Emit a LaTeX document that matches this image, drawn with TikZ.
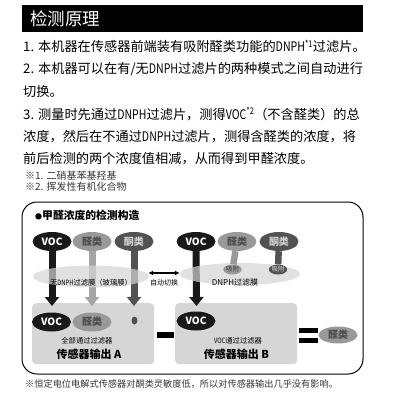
\documentclass[tikz,border=0pt]{standalone}
\usepackage{fontspec}
\usepackage{graphicx}
\setmainfont{Noto Sans CJK SC}
\usetikzlibrary{shapes, arrows.meta, positioning, shapes.geometric, calc}
\newcommand{\narrowlatin}[1]{\scalebox{0.8}[1]{#1}}

\begin{document}
\begin{tikzpicture}[x=1pt, y=-1pt]
                    \tikzstyle{para} = [anchor=west, inner sep=0pt, font=\fontsize{13.2}{15}\selectfont]
                    \tikzstyle{note} = [anchor=west, inner sep=0pt, font=\fontsize{10}{11}\selectfont, text=black!80]
                    \tikzstyle{gas} = [ellipse, minimum width=39pt, minimum height=19pt, inner sep=0pt, font=\fontsize{10}{12}\selectfont\bfseries]
                    \tikzstyle{voc} = [gas, fill=black!90, text=white]
                    \tikzstyle{ald} = [gas, fill=black!40, text=black!70]
                    \tikzstyle{ket} = [gas, fill=black!68, text=black!18]
                    \tikzstyle{filter} = [ellipse, fill=black!17, fill opacity=0.7, minimum height=22pt, inner sep=0pt]
                    \tikzstyle{adsorb} = [ellipse, minimum width=13pt, minimum height=10pt, inner sep=0pt, font=\fontsize{6.5}{7}\selectfont]
                    \tikzstyle{sensor} = [rectangle, rounded corners=4pt, fill=black!16, minimum width=122pt, minimum height=61pt, anchor=north west]
                    \tikzstyle{flow} = [line width=7pt, -{Triangle[width=14pt, length=9pt]}]
                    \tikzstyle{small} = [inner sep=0pt, font=\fontsize{7.3}{8}\selectfont]
                    \tikzstyle{output} = [inner sep=0pt, font=\fontsize{11}{12}\selectfont\bfseries]

                    \useasboundingbox (0,0) rectangle (400,400);

                    % heading and explanation
                    \node[fill=black, text=white, anchor=north west, minimum height=27pt, text width=325pt, inner xsep=8pt, font=\fontsize{17.5}{20}\selectfont] (title) at (22,5) {检测原理};
                    \node[para] (line1) at (23,46.5) {1. 本机器在传感器前端装有吸附醛类功能的\narrowlatin{DNPH\textsuperscript{*1}}过滤片。};
                    \node[para] (line2) at (23,69) {2. 本机器可以在有/无\narrowlatin{DNPH}过滤片的两种模式之间自动进行};
                    \node[para] (line3) at (23,91.5) {切换。};
                    \node[para] (line4) at (23,114) {3. 测量时先通过\narrowlatin{DNPH}过滤片，测得\narrowlatin{VOC\textsuperscript{*2}}（不含醛类）的总};
                    \node[para] (line5) at (23,136.5) {浓度，然后在不通过\narrowlatin{DNPH}过滤片，测得含醛类的浓度，将};
                    \node[para] (line6) at (23,159) {前后检测的两个浓度值相减，从而得到甲醛浓度。};
                    \node[note] (fn1) at (25,175.5) {※1. 二硝基苯基羟基};
                    \node[note] (fn2) at (25,186.5) {※2. 挥发性有机化合物};

                    % frame
                    \draw[line width=1pt, rounded corners=15pt] (22,202) rectangle (363,374);
                    \node[anchor=west, inner sep=0pt, font=\fontsize{10.8}{12}\selectfont\bfseries] (head) at (35,215.5) {\fontsize{7}{8}\selectfont●\fontsize{10.8}{12}\selectfont 甲醛浓度的检测构造};

                    % gases
                    \node[voc] (vocA) at (52,241.5) {VOC};
                    \node[ald] (aldA) at (92,241.5) {醛类};
                    \node[ket] (ketA) at (134,241.5) {酮类};
                    \node[voc] (vocB) at (196,241.5) {VOC};
                    \node[ald] (aldB) at (237,241.5) {醛类};
                    \node[ket] (ketB) at (279,241.5) {酮类};

                    % sensor boxes
                    \node[sensor] (boxA) at (32,303) {};
                    \node[sensor] (boxB) at (175,303) {};

                    \coordinate (inV) at (52,306);
                    \coordinate (inL) at (92,306);
                    \coordinate (inK) at (134,306);
                    \coordinate (inB) at (196.5,306);
                    \draw[flow, black!90] (vocA) -- (inV);
                    \draw[flow, black!35] (aldA) -- (inL);
                    \draw[flow, black!68] (ketA) -- (inK);
                    \draw[flow, black!90] (vocB) -- (inB);

                    % filters
                    \node[filter, minimum width=116pt] (glass) at (91,276.5) {};
                    \node[filter, minimum width=120pt] (dnph) at (240,274) {};
                    \node[adsorb, fill=black!40, text=black!75] (adsA) at (232.5,269.5) {吸附};
                    \node[adsorb, fill=black!68, text=black!15] (adsK) at (278,269.5) {吸附};
                    \draw[line width=6.5pt, black!40] (aldB) -- (adsA);
                    \draw[line width=6.5pt, black!68] (ketB) -- (adsK);
                    \node[small] (glasstext) at (91,282.5) {无\narrowlatin{DNPH}过滤膜（玻璃膜）};
                    \node[small, font=\fontsize{8}{9}\selectfont] (dnphtext) at (235,282) {DNPH过滤膜};

                    % switching
                    \draw[{Latex[length=5pt, width=5pt]}-{Latex[length=5pt, width=5pt]}, line width=1.1pt] (glass.east) ++(-1,-3.5) coordinate (swA) -- (dnph.west |- swA) coordinate (swB);
                    \node[small, font=\fontsize{7}{8}\selectfont] (switch) at (164,283) {自动切换};

                    % outputs
                    \node[voc] (outV) at (51.5,322) {VOC};
                    \node[ald] (outL) at (92,322) {醛类};
                    \node[ellipse, fill=black!68, minimum width=6pt, minimum height=8pt, inner sep=0pt] (outK) at (134.5,320.5) {};
                    \node[inner sep=0pt, text=black!35, font=\fontsize{4}{4}\selectfont] (outKmark) at (141.5,323.5) {※};
                    \node[small] (passA) at (87,341) {全部通过过滤器};
                    \node[output] (outA) at (89,354) {传感器输出 A};

                    \node[voc] (outVB) at (196,321) {VOC};
                    \node[small] (passB) at (238,341) {\narrowlatin{VOC}通过过滤器};
                    \node[output] (outB) at (236.5,354.5) {传感器输出 B};

                    % minus and equals
                    \fill (156.5,332) rectangle (173.5,338);
                    \fill (299,328.3) rectangle (317.5,332.8);
                    \fill (299,338.3) rectangle (317.5,342.8);
                    \node[ald, minimum height=17pt] (result) at (338,335) {醛类};

                    \node[anchor=west, inner sep=0pt, font=\fontsize{9.2}{10}\selectfont, text=black!80] (remark) at (25,384) {※恒定电位电解式传感器对酮类灵敏度低，所以对传感器输出几乎没有影响。};
                \end{tikzpicture}
\end{document}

= = =

Task description: Give an exact reproduction of every line, leaving out any picture.

Written response:
Emit a LaTeX document that matches this image, drawn with TikZ.
\documentclass[tikz,border=0pt]{standalone}
\usepackage{fontspec}
\usepackage{graphicx}
\setmainfont{Noto Sans CJK SC}
\usetikzlibrary{shapes, arrows.meta, positioning, shapes.geometric, calc}
\newcommand{\narrowlatin}[1]{\scalebox{0.8}[1]{#1}}

\begin{document}
\begin{tikzpicture}[x=1pt, y=-1pt]
                    \tikzstyle{para} = [anchor=west, inner sep=0pt, font=\fontsize{13.2}{15}\selectfont]
                    \tikzstyle{note} = [anchor=west, inner sep=0pt, font=\fontsize{10}{11}\selectfont, text=black!80]
                    \tikzstyle{gas} = [ellipse, minimum width=39pt, minimum height=19pt, inner sep=0pt, font=\fontsize{10}{12}\selectfont\bfseries]
                    \tikzstyle{voc} = [gas, fill=black!90, text=white]
                    \tikzstyle{ald} = [gas, fill=black!40, text=black!70]
                    \tikzstyle{ket} = [gas, fill=black!68, text=black!18]
                    \tikzstyle{filter} = [ellipse, fill=black!17, fill opacity=0.7, minimum height=22pt, inner sep=0pt]
                    \tikzstyle{adsorb} = [ellipse, minimum width=13pt, minimum height=10pt, inner sep=0pt, font=\fontsize{6.5}{7}\selectfont]
                    \tikzstyle{sensor} = [rectangle, rounded corners=4pt, fill=black!16, minimum width=122pt, minimum height=61pt, anchor=north west]
                    \tikzstyle{flow} = [line width=7pt, -{Triangle[width=14pt, length=9pt]}]
                    \tikzstyle{small} = [inner sep=0pt, font=\fontsize{7.3}{8}\selectfont]
                    \tikzstyle{output} = [inner sep=0pt, font=\fontsize{11}{12}\selectfont\bfseries]

                    \useasboundingbox (0,0) rectangle (400,400);

                    % heading and explanation
                    \node[fill=black, text=white, anchor=north west, minimum height=27pt, text width=325pt, inner xsep=8pt, font=\fontsize{17.5}{20}\selectfont] (title) at (22,5) {检测原理};
                    \node[para] (line1) at (23,46.5) {1. 本机器在传感器前端装有吸附醛类功能的\narrowlatin{DNPH\textsuperscript{*1}}过滤片。};
                    \node[para] (line2) at (23,69) {2. 本机器可以在有/无\narrowlatin{DNPH}过滤片的两种模式之间自动进行};
                    \node[para] (line3) at (23,91.5) {切换。};
                    \node[para] (line4) at (23,114) {3. 测量时先通过\narrowlatin{DNPH}过滤片，测得\narrowlatin{VOC\textsuperscript{*2}}（不含醛类）的总};
                    \node[para] (line5) at (23,136.5) {浓度，然后在不通过\narrowlatin{DNPH}过滤片，测得含醛类的浓度，将};
                    \node[para] (line6) at (23,159) {前后检测的两个浓度值相减，从而得到甲醛浓度。};
                    \node[note] (fn1) at (25,175.5) {※1. 二硝基苯基羟基};
                    \node[note] (fn2) at (25,186.5) {※2. 挥发性有机化合物};

                    % frame
                    \draw[line width=1pt, rounded corners=15pt] (22,202) rectangle (363,374);
                    \node[anchor=west, inner sep=0pt, font=\fontsize{10.8}{12}\selectfont\bfseries] (head) at (35,215.5) {\fontsize{7}{8}\selectfont●\fontsize{10.8}{12}\selectfont 甲醛浓度的检测构造};

                    % gases
                    \node[voc] (vocA) at (52,241.5) {VOC};
                    \node[ald] (aldA) at (92,241.5) {醛类};
                    \node[ket] (ketA) at (134,241.5) {酮类};
                    \node[voc] (vocB) at (196,241.5) {VOC};
                    \node[ald] (aldB) at (237,241.5) {醛类};
                    \node[ket] (ketB) at (279,241.5) {酮类};

                    % sensor boxes
                    \node[sensor] (boxA) at (32,303) {};
                    \node[sensor] (boxB) at (175,303) {};

                    \coordinate (inV) at (52,306);
                    \coordinate (inL) at (92,306);
                    \coordinate (inK) at (134,306);
                    \coordinate (inB) at (196.5,306);
                    \draw[flow, black!90] (vocA) -- (inV);
                    \draw[flow, black!35] (aldA) -- (inL);
                    \draw[flow, black!68] (ketA) -- (inK);
                    \draw[flow, black!90] (vocB) -- (inB);

                    % filters
                    \node[filter, minimum width=116pt] (glass) at (91,276.5) {};
                    \node[filter, minimum width=120pt] (dnph) at (240,274) {};
                    \node[adsorb, fill=black!40, text=black!75] (adsA) at (232.5,269.5) {吸附};
                    \node[adsorb, fill=black!68, text=black!15] (adsK) at (278,269.5) {吸附};
                    \draw[line width=6.5pt, black!40] (aldB) -- (adsA);
                    \draw[line width=6.5pt, black!68] (ketB) -- (adsK);
                    \node[small] (glasstext) at (91,282.5) {无\narrowlatin{DNPH}过滤膜（玻璃膜）};
                    \node[small, font=\fontsize{8}{9}\selectfont] (dnphtext) at (235,282) {DNPH过滤膜};

                    % switching
                    \draw[{Latex[length=5pt, width=5pt]}-{Latex[length=5pt, width=5pt]}, line width=1.1pt] (glass.east) ++(-1,-3.5) coordinate (swA) -- (dnph.west |- swA) coordinate (swB);
                    \node[small, font=\fontsize{7}{8}\selectfont] (switch) at (164,283) {自动切换};

                    % outputs
                    \node[voc] (outV) at (51.5,322) {VOC};
                    \node[ald] (outL) at (92,322) {醛类};
                    \node[ellipse, fill=black!68, minimum width=6pt, minimum height=8pt, inner sep=0pt] (outK) at (134.5,320.5) {};
                    \node[inner sep=0pt, text=black!35, font=\fontsize{4}{4}\selectfont] (outKmark) at (141.5,323.5) {※};
                    \node[small] (passA) at (87,341) {全部通过过滤器};
                    \node[output] (outA) at (89,354) {传感器输出 A};

                    \node[voc] (outVB) at (196,321) {VOC};
                    \node[small] (passB) at (238,341) {\narrowlatin{VOC}通过过滤器};
                    \node[output] (outB) at (236.5,354.5) {传感器输出 B};

                    % minus and equals
                    \fill (156.5,332) rectangle (173.5,338);
                    \fill (299,328.3) rectangle (317.5,332.8);
                    \fill (299,338.3) rectangle (317.5,342.8);
                    \node[ald, minimum height=17pt] (result) at (338,335) {醛类};

                    \node[anchor=west, inner sep=0pt, font=\fontsize{9.2}{10}\selectfont, text=black!80] (remark) at (25,384) {※恒定电位电解式传感器对酮类灵敏度低，所以对传感器输出几乎没有影响。};
                \end{tikzpicture}
\end{document}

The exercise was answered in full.